Yesterday was about transitions. We saw the electoral college certify that Joe Biden will be the next President of the United States. We learned that William Barr has resigned as the US Attorney General. We officially lost over 300,000 souls to the coronavirus in the US while also administering the first doses of a vaccine we pray finally stops this pandemic.
Yesterday was also a day of transition for one of my neighbors. Yesterday, she posted on our neighborhood app called “Next Door” that she could no longer feed her children or herself. Her reserves had run out. She needed to ask for help.
She wrote: “I am embarrassed to ask this, but I don’t have any food to feed my children. I’m not concerned if I don’t have food for myself, but I can’t do that to them. Can anyone help?”
‘Yes,” I thought to myself. “In the name of all that is Good in this world, yes, we will help.”

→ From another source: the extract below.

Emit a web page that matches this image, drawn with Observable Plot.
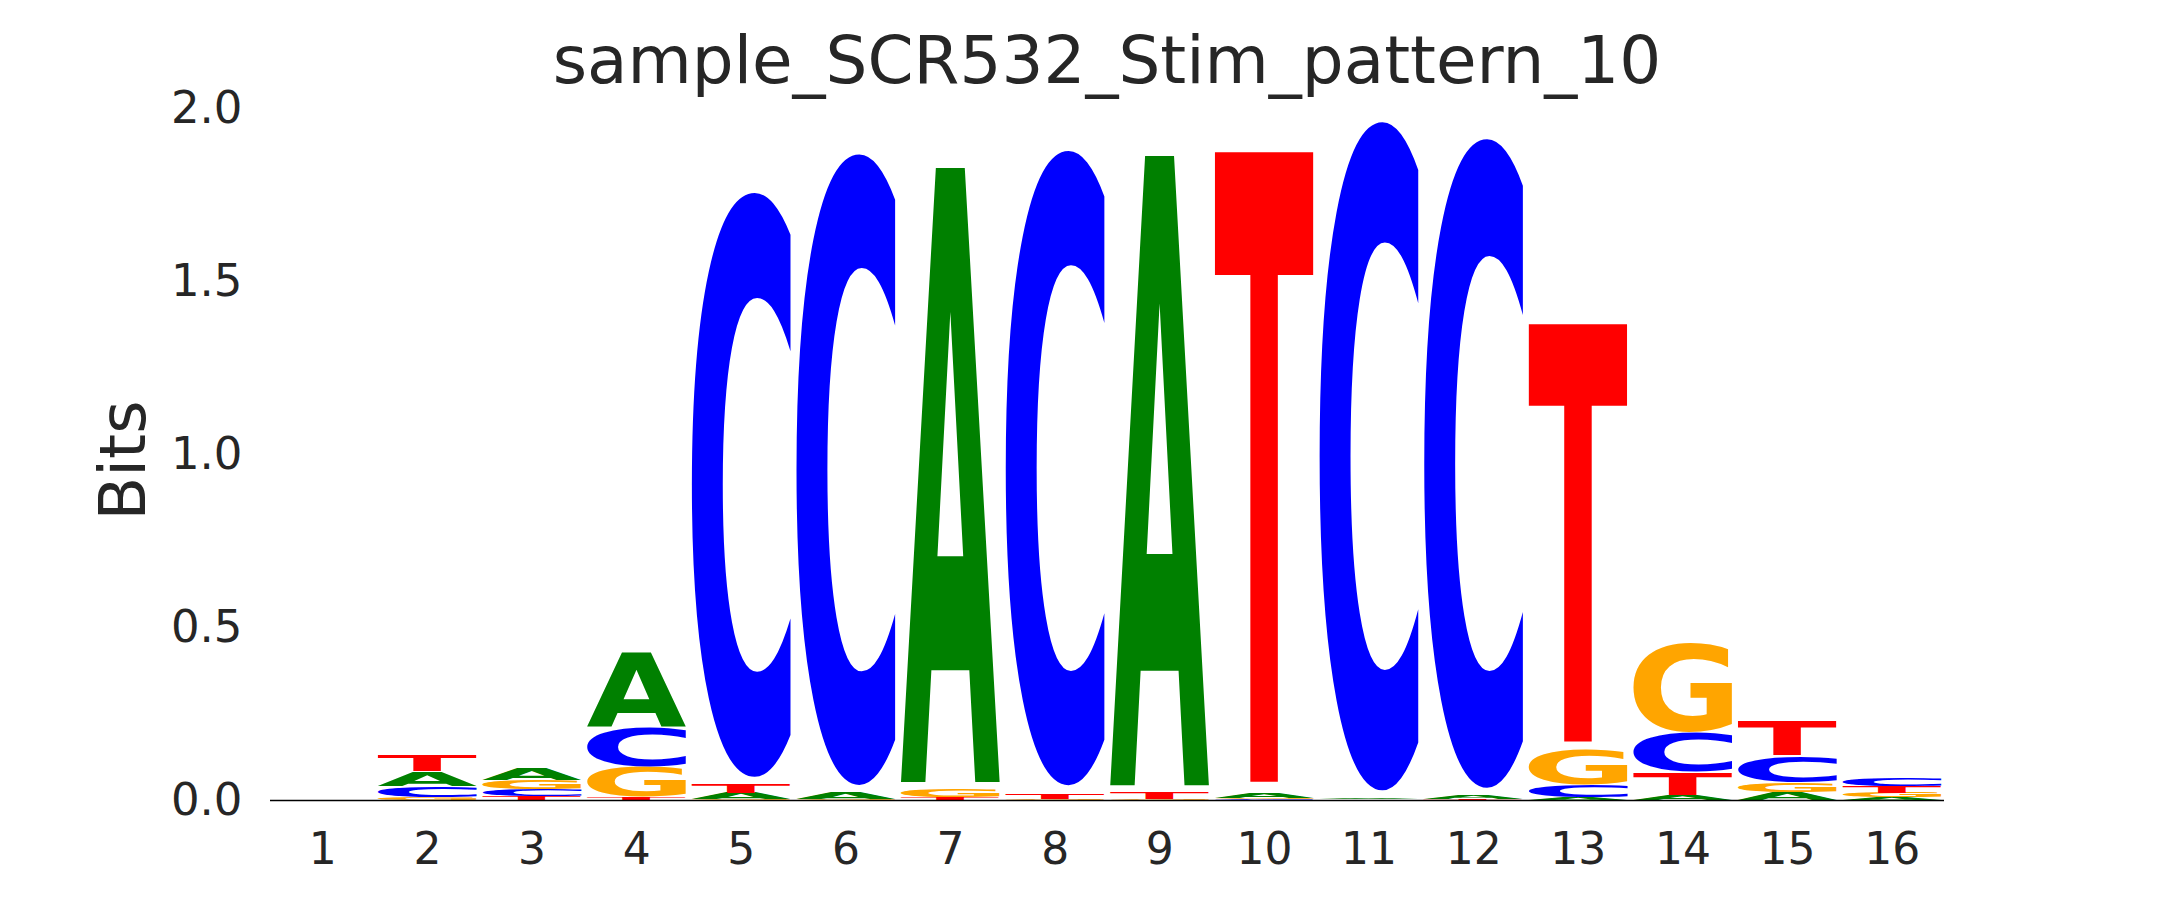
<!DOCTYPE html>
<html>
<head>
<meta charset="utf-8">
<script src="https://cdn.jsdelivr.net/npm/d3@7"></script>
<script src="https://cdn.jsdelivr.net/npm/@observablehq/plot@0.6"></script>
<style>
  body { margin: 0; background: #fff; font-family: "DejaVu Sans", sans-serif; }
  #header { display: block; }
  #chart svg { display: block; }
</style>
</head>
<body>
<svg id="header" width="2160" height="100"></svg>
<div id="chart"></div>
<script>
// ---------- data ----------
const titleText = "sample_SCR532_Stim_pattern_10";
const yLabel = "Bits";
const positions = [1, 2, 3, 4, 5, 6, 7, 8, 9, 10, 11, 12, 13, 14, 15, 16];
const bases = ["A", "C", "G", "T"];
// information (bits) contributed by each base at each position
const A = [0, 0.043, 0.035, 0.218, 0.018, 0.017, 1.817, 0, 1.862, 0.013, 0.002, 0.010, 0.008, 0.014, 0.023, 0.007];
const C = [0, 0.031, 0.018, 0.116, 1.734, 1.872, 0, 1.883, 0, 0.003, 1.984, 1.926, 0.034, 0.116, 0.076, 0.022];
const G = [0, 0.008, 0.027, 0.086, 0.003, 0.004, 0.025, 0.003, 0.004, 0.004, 0.001, 0, 0.105, 0.266, 0.028, 0.014];
const T = [0, 0.045, 0.012, 0.008, 0.025, 0, 0.007, 0.017, 0.018, 1.875, 0.001, 0.002, 1.243, 0.065, 0.101, 0.019];
const yTicks = [0, 0.5, 1.0, 1.5, 2.0];
const baseColors = ["#008000", "#0000ff", "#ffa500", "#ff0000"];

// ---------- build stacked table (small on bottom, big on top) ----------
const series = {A, C, G, T};
const rows = [];
positions.forEach((p, i) => {
  const vals = bases
    .map(b => ({letter: b, value: series[b][i]}))
    .filter(d => d.value > 0)
    .sort((a, b) => a.value - b.value);
  let cum = 0;
  for (const v of vals) {
    rows.push({pos: p, letter: v.letter, y1: cum, y2: cum + v.value});
    cum += v.value;
  }
});

// ---------- title ----------
const header = document.getElementById("header");
const t = document.createElementNS("http://www.w3.org/2000/svg", "text");
t.setAttribute("x", 1107);
t.setAttribute("y", 83);
t.setAttribute("text-anchor", "middle");
t.setAttribute("font-family", "DejaVu Sans");
t.setAttribute("font-size", 66);
t.setAttribute("fill", "#262626");
t.textContent = titleText;
header.appendChild(t);

// ---------- plot ----------
const plot = Plot.plot({
  width: 2160,
  height: 800,
  marginLeft: 270,
  marginRight: 216,
  marginTop: 8,
  marginBottom: 100,
  style: {fontFamily: "DejaVu Sans", color: "#262626", background: "white", overflow: "visible"},
  x: {domain: [0.5, 16.5]},
  y: {domain: [0, 2]},
  color: {domain: bases, range: baseColors},
  marks: [
    Plot.axisX({ticks: positions, tickFormat: d => String(d), tickSize: 0, tickPadding: 32, fontSize: 44, label: null, fill: "#262626"}),
    Plot.axisY({ticks: yTicks, tickFormat: d => d.toFixed(1), tickSize: 0, tickPadding: 28, fontSize: 45, label: null, fill: "#262626"}),
    Plot.rect(rows, {
      x1: d => d.pos - 0.475,
      x2: d => d.pos + 0.475,
      y1: "y1",
      y2: "y2",
      fill: "letter"
    }),
    Plot.ruleY([0], {stroke: "black", strokeWidth: 1.4}),
    Plot.text([yLabel], {frameAnchor: "left", textAnchor: "middle", dx: -146, dy: 6, rotate: -90, fontSize: 64, fill: "#262626"})
  ]
});
document.getElementById("chart").appendChild(plot);

// ---------- turn each scaled box into a stretched glyph ----------
const ctx = document.createElement("canvas").getContext("2d");
ctx.font = "bold 200px 'DejaVu Sans'";
ctx.textAlign = "left";
const metrics = {};
for (const b of bases) {
  const m = ctx.measureText(b);
  metrics[b] = {l: m.actualBoundingBoxLeft, r: m.actualBoundingBoxRight, a: m.actualBoundingBoxAscent, d: m.actualBoundingBoxDescent};
}
const norm = c => d3.color(c).formatHex();
const letterOf = Object.fromEntries(bases.map((b, i) => [norm(baseColors[i]), b]));
const vpad = 0.011;
plot.querySelectorAll("rect").forEach(rect => {
  const f = rect.getAttribute("fill");
  if (!f || !d3.color(f)) return;
  const letter = letterOf[norm(f)];
  if (!letter) return;
  const x = +rect.getAttribute("x"), y = +rect.getAttribute("y");
  const w = +rect.getAttribute("width"), h = +rect.getAttribute("height");
  const m = metrics[letter];
  const parent = rect.parentNode;
  rect.remove();
  if (h < 0.5) return; // too thin to show a glyph
  const y0 = y + vpad * h, hh = h * (1 - 2 * vpad);
  const sx = w / (m.l + m.r), sy = hh / (m.a + m.d);
  const tx = x + sx * m.l, ty = y0 + sy * m.a;
  const txt = document.createElementNS("http://www.w3.org/2000/svg", "text");
  txt.setAttribute("x", 0);
  txt.setAttribute("y", 0);
  txt.setAttribute("text-anchor", "start");
  txt.setAttribute("font-family", "DejaVu Sans");
  txt.setAttribute("font-weight", "bold");
  txt.setAttribute("font-size", 200);
  txt.setAttribute("fill", f);
  txt.setAttribute("transform", `translate(${tx},${ty}) scale(${sx},${sy})`);
  txt.textContent = letter;
  parent.appendChild(txt);
});
</script>
</body>
</html>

No one wants to ask their neighbors to help feed their children. I hold deep respect for her courage and vulnerability, as well as anger at the systemic conditions that put her in this position. We must do all we can to help.
Her story is the one that truly tells us who we are as a nation and world. Her story, like so many others, holds the fear of not having enough, the courage of asking for help, the vulnerability of being rejected, the pain of unemployment, and the anxiety of having few options to help herself.
Her story is the one that has captured God’s heart, just as all stories of struggle do.
We don’t yet know the ending, but we know that change is coming. She reached out and expressed her need. Will her story be one of a community coming together to help neighbors in need? Will hers be a story of people turning away, afraid that if they help her they wouldn’t have enough for themselves?
During Advent, we prepare for the coming of Emmanuel, God with us. We look for the signs – hope, peace, joy and love. This year, I have my eyes on my neighbor. At the heart of God’s in-breaking – how I always know that I am seeing God with us in the world – is when we love one another as ourselves.